The distilleries’ first commercial release whisky will arrive at the end of the year. At the minute the M&H portfolio includes two ardently Israeli gins (packed with botanicals from the spellbinding Levinsky market and famed Jaffa oranges) as well as a new make single malt and the aforementioned triple cask young single malt. It also produces the roots herbal liqueur, a sweeter expression bursting with almonds and accessible to a wider audience.

M&H uses English barley, French yeast, fermentation times ranging from 60-72 hours and barrels from revered distilleries such as Ardbeg to achieve this spectacular coming together of the old and the new.

With its young single malt finishing second behind Glenlivet in a blind tasting at Whisky Live Tel-Aviv, the distillery has already earned prodigy status, especially after beating off such esteemed company with a six month old malt.
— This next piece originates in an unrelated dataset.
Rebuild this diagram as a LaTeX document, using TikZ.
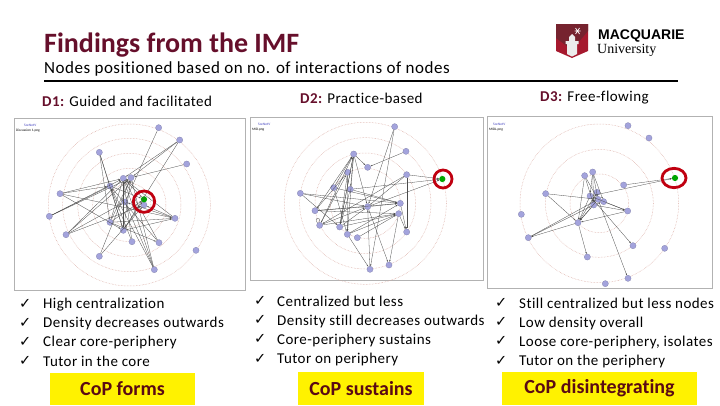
\documentclass[tikz,border=0pt]{standalone}
\usepackage{fontspec}
\setmainfont[Ligatures=NoCommon]{Carlito}
\newfontfamily\bodyfont[LetterSpace=3,Ligatures=NoCommon]{Carlito}
\newfontfamily\chkfont{DejaVu Sans}
\newfontfamily\logosans{Liberation Sans}
\newfontfamily\logoserif{Liberation Serif}
\usetikzlibrary{arrows.meta,backgrounds}
\definecolor{maroon}{HTML}{660F2B}
\definecolor{darkmaroon}{HTML}{5A0A14}
\definecolor{mqred}{HTML}{A6192E}
\definecolor{mqdark}{HTML}{76232F}
\definecolor{nodeblue}{HTML}{A3A3DC}
\definecolor{ringc}{HTML}{D9A79E}
\definecolor{markred}{HTML}{C00010}
\tikzset{
  x=1pt,y=-1pt,
  panel/.style={draw=black!30,line width=0.8pt},
  sna/.style={circle,fill=nodeblue,draw=nodeblue!75!black,line width=0.2pt,minimum size=6.2pt,inner sep=0pt},
  tutor/.style={circle,fill=green!65!black,minimum size=6.2pt,inner sep=0pt},
  ring/.style={draw=ringc,line width=0.5pt,densely dotted},
  snaedge/.style={draw=black!70,line width=0.3pt,-{Stealth[length=2pt,width=1.3pt]}},
  redmark/.style={draw=markred,line width=2.8pt},
  txt/.style={anchor=base west,inner sep=0pt,font=\bodyfont\fontsize{15}{15}\selectfont,text=black},
  chk/.style={anchor=base west,inner sep=0pt,font=\chkfont\bfseries\fontsize{14.5}{14.5}\selectfont,text=black},
  ybox/.style={fill=yellow,inner sep=0pt,font=\bfseries\fontsize{20}{20}\selectfont,text=darkmaroon,align=center},
  zoomed/.style={x=0.33333pt,y=-0.33333pt},
  smalltag/.style={anchor=west,inner sep=0pt,font=\fontsize{3.5}{4}\selectfont}
}
\begin{document}
\begin{tikzpicture}
\useasboundingbox (0,0) rectangle (720,405);
\begin{scope}[on background layer]
\fill[white] (0,0) rectangle (720,405);
\end{scope}

% Title
\node[anchor=base west,inner sep=0pt,font=\bfseries\fontsize{28}{28}\selectfont,text=maroon] (title) at (44,52) {Findings from the IMF};
\node[txt,font=\bodyfont\fontsize{17}{17}\selectfont] (subtitle) at (44,73) {Nodes positioned based on no. of interactions of nodes};
\coordinate (ruleL) at (44,81); \coordinate (ruleR) at (678,81);
\draw[line width=1.6pt] (ruleL) -- (ruleR);

% Logo
\fill[mqred] (556,24) -- (588,24) -- (588,51) -- (572,58) -- (556,51) -- cycle;
\fill[mqdark] (556,24) -- (588,24) -- (588,31) -- (572,50) -- (556,38) -- cycle;
\fill[white!85!gray] (567,52) -- (567,44) -- (565.5,44) -- (565.5,41) -- (569,41) -- (569,37) -- (572,34) -- (575,37) -- (575,41) -- (578.5,41) -- (578.5,44) -- (577,44) -- (577,54) -- (572,56.5) -- (567,54) -- cycle;
\draw[white,line width=0.7pt] (575.5,28) -- (579.5,34) (579.5,28) -- (575.5,34) (574.5,31) -- (580.5,31);
\node[anchor=base west,inner sep=0pt,font=\logosans\bfseries\fontsize{14}{14}\selectfont] (mq) at (598,39.5) {MACQUARIE};
\node[anchor=base west,inner sep=0pt,font=\logoserif\fontsize{14}{14}\selectfont] (uni) at (597,53) {University};

% Headings
\node[txt] (d1) at (42,106) {\textbf{\textcolor{maroon}{D1:}} Guided and facilitated};
\node[txt] (d2) at (300,103) {\textbf{\textcolor{maroon}{D2:}} Practice-based};
\node[txt] (d3) at (540,101) {\textbf{\textcolor{maroon}{D3:}} Free-flowing};

% Panel 1
\draw[panel] (14,118) rectangle (245,290);
\begin{scope}[shift={(0,110)},zoomed]
  \foreach \r in {243,200,155,110,65} \draw[ring] (388,285) circle [radius=\r];
  \foreach \n/\x/\y in {a/476/53,b/539/90,c/560/162,d/298/127,e/370/205,f/393/203,g/330/228,h/180/251,i/375/276,j/148/319,k/198/374,l/330/337,m/370/361,n/396/395,o/298/439,p/463/479,q/477/398,r/525/325,s/588/421,t/432/285}
    \node[sna] (A\n) at (\x,\y) {};
  \node[tutor] (Atut) at (432,268) {};
  \foreach \u/\v in {a/i,b/e,b/f,b/m,c/f,d/m,d/l,d/g,h/e,h/g,h/m,h/r,j/g,j/e,j/f,k/e,k/f,k/i,k/t,l/f,l/e,l/r,l/q,m/f,m/e,m/r,m/g,n/e,n/g,o/f,o/t,p/f,p/e,p/i,p/g,q/e,q/g,r/t,r/i,r/e,g/tut,e/tut,l/tut,m/tut}
    \draw[snaedge] (A\u) -- (A\v);
  \draw[redmark] (432,275) circle [radius=32];
\end{scope}
\node[smalltag,text=blue!50!gray] (t1a) at (24,125.5) {SocNetV};
\node[smalltag] (t1b) at (16,130.5) {Discussion 1.png};

% Panel 2
\draw[panel] (250,117) rectangle (483,280);
\begin{scope}[shift={(245,110)},zoomed]
  \foreach \r in {243,197,151,105} \draw[ring] (361,280) circle [radius=\r];
  \foreach \n/\x/\y in {a/449/50,b/483/124,c/326/132,d/368/172,e/485/194,f/308/187,g/266/233,h/316/238,i/166/250,j/466/280,k/368/290,l/210/302,m/461/311,n/224/346,o/284/351,p/307/373,q/337/383,r/485/366,s/432/465,t/375/478}
    \node[sna] (B\n) at (\x,\y) {};
  \node[tutor] (Btut) at (592,207) {};
  \foreach \u/\v in {a/k,a/t,b/d,c/d,c/o,c/p,c/k,c/n,c/h,e/tut,e/k,e/r,e/n,f/o,f/p,f/l,g/j,g/p,g/c,h/o,h/tut,h/j,i/k,i/j,i/o,l/k,l/j,l/m,l/c,n/f,n/k,n/m,o/m,o/k,o/c,p/m,p/t,p/j,q/m,k/s,k/j,k/tut,m/s,m/r,j/r,t/k}
    \draw[snaedge] (B\u) -- (B\v);
  \draw[snaedge,-] (Bn) .. controls (205,325) and (225,315) .. (Bn);
  \draw[redmark] (594,207) circle [radius=27];
\end{scope}
\node[smalltag,text=blue!50!gray] (t2a) at (258,124.5) {SocNetV};
\node[smalltag] (t2b) at (252,129.5) {MID.png};

% Panel 3
\draw[panel] (487,116) rectangle (712,288);
\begin{scope}[shift={(480,110)},zoomed]
  \foreach \r in {238,162,88} \draw[ring] (358,280) circle [radius=\r];
  \foreach \n/\x/\y in {a/444/47,b/507/84,c/314/197,d/338/186,e/431/225,f/197/251,g/351/247,h/330/258,i/354/268,j/371/275,k/341/285,l/443/303,m/124/313,n/294/338,o/145/383,p/459/407,q/554/415,r/322/441,s/444/505,t/376/521}
    \node[sna] (C\n) at (\x,\y) {};
  \node[tutor] (Ctut) at (585,204) {};
  \foreach \u/\v in {c/n,c/k,c/i,d/k,d/h,d/j,d/i,e/tut,h/tut,f/i,f/n,g/n,h/n,i/n,k/n,k/l,l/n,l/h,n/o,o/k,o/i,n/r,h/p,i/s,k/j,j/l,g/k}
    \draw[snaedge] (C\u) -- (C\v);
  \draw[redmark] (582,204) ellipse [x radius=36,y radius=29];
\end{scope}
\node[smalltag,text=blue!50!gray] (t3a) at (493,124.5) {SocNetV};
\node[smalltag] (t3b) at (489,129.5) {MIDL.png};

% Lists
\foreach \n/\y in {1/308,2/327,3/346,4/365.5} \node[chk] (c1\n) at (19,\y) {✓};
\node[txt] (l11) at (43,308.5) {High centralization};
\node[txt] (l12) at (43,327.5) {Density decreases outwards};
\node[txt] (l13) at (43,346.5) {Clear core-periphery};
\node[txt] (l14) at (43,366) {Tutor in the core};

\foreach \n/\y in {1/305.5,2/324.5,3/343.5,4/363} \node[chk] (c2\n) at (254,\y) {✓};
\node[txt] (l21) at (277,306) {Centralized but less};
\node[txt] (l22) at (277,325) {Density still decreases outwards};
\node[txt] (l23) at (277,344) {Core-periphery sustains};
\node[txt] (l24) at (277,363.5) {Tutor on periphery};

\foreach \n/\y in {1/307.5,2/326.5,3/345.5,4/365} \node[chk] (c3\n) at (495,\y) {✓};
\node[txt] (l31) at (519,308) {Still centralized but less nodes};
\node[txt] (l32) at (519,327) {Low density overall};
\node[txt] (l33) at (519,346) {Loose core-periphery, isolates};
\node[txt] (l34) at (519,365.5) {Tutor on the periphery};

% Boxes
\node[ybox,minimum width=145pt,minimum height=32pt] (b1) at (122.5,389) {CoP forms};
\node[ybox,minimum width=126pt,minimum height=33pt] (b2) at (361,388.5) {CoP sustains};
\node[ybox,minimum width=195pt,minimum height=33pt] (b3) at (599.5,388.5) {CoP disintegrating};
\end{tikzpicture}
\end{document}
Recent experiments in whisky haven’t done much bar emphasise existing characteristics or finish in a supposedly unusual cask, absurdly peated whiskies and beer barrel finishes are still highly drinkable forays away from established core ranges but it is simply a case of plus ça change and not daring to distill outside the box.

By looking toward their city, one that entrances you with its dichotomy of progressivism and tradition, (this religious hotbed recently had a 250,000 strong Gay Pride march) M&H has taken an age old spirit and is revolutionising the way we approach its production.

Being Israel’s first ever whisky distillery, M&H is full of the vitality of youth, it has a refreshing eagerness to be bold and brave, to fail and learn, to push boundaries and to constantly improve, the distillery has chutzpah.